Opened in 1984, this 205 bedroom five star hotel is still highly recognisable even after several multimillion euro renovations. The first floor restaurant Wilde overlooks Balfe Street below. A conservatory was added to the restaurant during one of the renovations. The 90s apricot colour scheme, linen tablecloths and synchronised cloche lifting have all long gone. In their place is a chintz free interior and informal vibe. Cane chairs, fern patterned cushions, botanical prints and tiled floor are all reminders this is definitely conservatory dining. Or rather lunching.

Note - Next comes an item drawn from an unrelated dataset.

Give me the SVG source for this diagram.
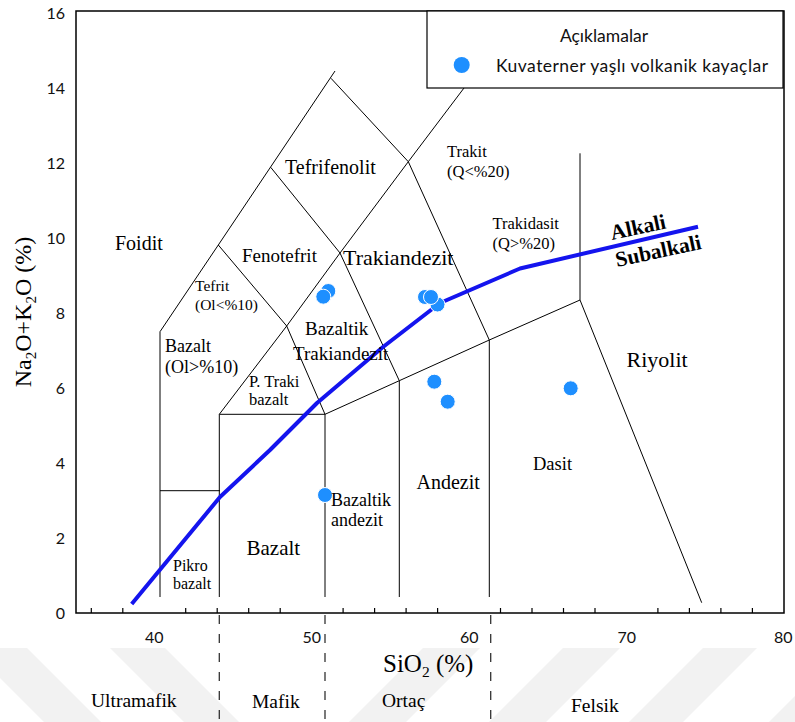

Dublin’s most wonderful waitress is an El Salvadorian lawyer. “Over six million people are squeezed into 21,000 square kilometres. It’s the smallest country in Central America,” she relates. “But there are great places to stay on the Pacific coastline. El Tunco beach and La Tibertand port are two of my favourite places. Our nostalgic produce is horchata: it’s a drink made from a blend of spices and seeds such as morro, sesame and peanut. My family own businesses and there used to be a lot of extortion. That’s all gone: the new President and his strict regime clamping down on gangs has been a gamechanger. El Salvador is the first country to have made Bitcoin a legal tender.” It’s time to book flights with United Airlines.

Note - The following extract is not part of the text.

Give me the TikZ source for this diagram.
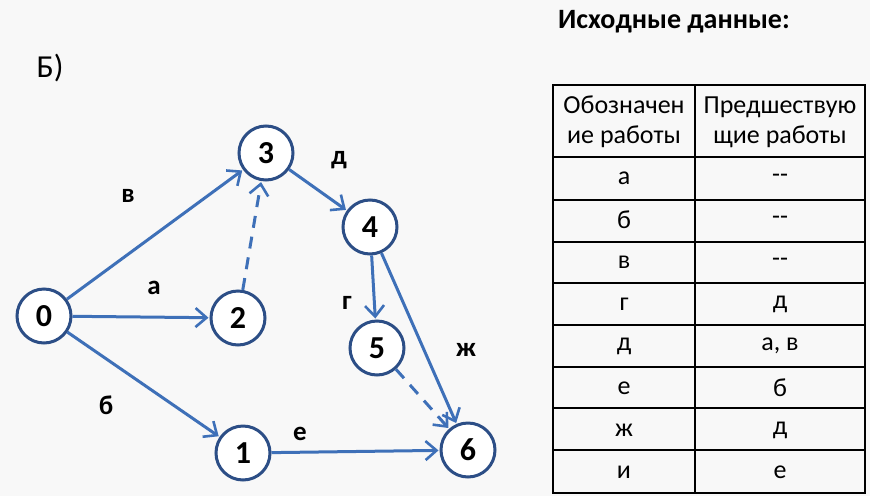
\documentclass[tikz,border=0pt]{standalone}
\usepackage{fontspec}
\setmainfont{Carlito}
\usetikzlibrary{arrows.meta}
\definecolor{arrowblue}{RGB}{62,112,184}
\definecolor{circblue}{RGB}{44,78,134}
\definecolor{bgc}{RGB}{248,248,248}
\begin{document}
\begin{tikzpicture}[x=1pt,y=-1pt,
  ev/.style={circle,draw=circblue,line width=3pt,fill=white,minimum size=54pt,inner sep=0pt,font=\fontsize{32}{32}\selectfont\bfseries},
  job/.style={draw=arrowblue,line width=3pt,-{Straight Barb[length=11pt,width=19pt,line width=2.6pt]},shorten >=1pt},
  dum/.style={job,dash pattern=on 12pt off 9pt},
  lab/.style={font=\fontsize{27}{27}\selectfont\bfseries},
  cell/.style={font=\fontsize{26}{26}\selectfont},
  tline/.style={line width=2pt,draw=black}]
\fill[bgc] (0,0) rectangle (870,496);
\useasboundingbox (0,0) rectangle (870,496);
\node[font=\fontsize{32}{32}\selectfont] (lb) at (50,68) {Б)};
\node (n0) [ev] at (44,316) {0};
\node (n1) [ev] at (243,453) {1};
\node (n2) [ev] at (238,318) {2};
\node (n3) [ev] at (266,153) {3};
\node (n4) [ev] at (370,227) {4};
\node (n5) [ev] at (377,348) {5};
\node (n6) [ev] at (468,450) {6};
\draw[job] (n0) -- (n3);
\draw[job] (n0) -- (n2);
\draw[job] (n0) -- (n1);
\draw[dum] (n2) -- (n3);
\draw[job] (n3) -- (n4);
\draw[job] (n4) -- (n5);
\draw[job] (n4) -- (n6);
\draw[dum] (n5) -- (n6);
\draw[job] (n1) -- (n6);
\node[lab] (lv) at (128,196) {в};
\node[lab] (la) at (154,288) {а};
\node[lab] (lbb) at (106,405) {б};
\node[lab] (le) at (300,434) {е};
\node[lab] (ld) at (339,160) {д};
\node[lab] (lg) at (347,303) {г};
\node[lab] (lz) at (466,350) {ж};
\node[font=\fontsize{28}{28}\selectfont\bfseries] (title) at (674,22) {Исходные данные:};
% table
\draw[tline] (553,85) rectangle (865,493);
\draw[tline] (695,85) -- (695,493);
\foreach \y in {157,200,242,283,325,367,408,450} \draw[tline] (553,\y) -- (865,\y);
\node[cell,align=center] (h1) at (624,122) {Обозначен\\[4pt]ие работы};
\node[cell,align=center] (h2) at (780,122) {Предшествую\\[4pt]щие работы};
\foreach \a/\b [count=\i] in {а/-{}-,б/-{}-,в/-{}-,г/д,д/{а, в},е/б,ж/д,и/е}{
  \pgfmathsetmacro{\yy}{157+(\i-0.5)*42}
  \node[cell] (c\i a) at (624,\yy) {\a};
  \node[cell] (c\i b) at (780,\yy) {\b};
}
\end{tikzpicture}
\end{document}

The Berkeley Court Hotel in Ballsbridge, a couple of kilometres south of The Westbury, has not survived. An RTÉ news report broadcast in 1978, “Providing first class comfort for guests is the aim of Dublin’s newest hotel The Berkeley Court. It is the newest hotel owned by Pascal Vincent Doyle. At £25 a night for a single bed, the majority of us will never be able to afford its delights. The 200 bedroom hotel is situated on the corner of Shelbourne Road and Lansdowne Road. Inside, it provides the standard demanded by wealthy American and Continental guests. With an emphasis on first class comfort, the luxury hotel is indicative of the upward trend of tourism in Ireland. The hotel was formally opened by Minister for Tourism and Transport, Padraig Faulkner.” This fellow epitome of late 20th century glamour was demolished in 2016 and replaced by apartments – Ballsbridge is the best residential address in Dublin.

Wilde deserves a Michelin star, or rather Oscar! It’s the best thing since sliced sourdough (of which there is plenty). So how much is lunch per person? Well, the same price as checking in for six nights to The Berkeley Court. Circa 1978. After Wilde, we’ll walk past the Oscar Wilde statue on Merrion Square and then we’ll head to The Wilder Townhouse to get dolled up for a wild (no E) night out in town. But not before Taizé Prayer in Newman University Church on St Stephen’s Green. Oscar Wilde: “Memory … is the diary that we all carry about with us.”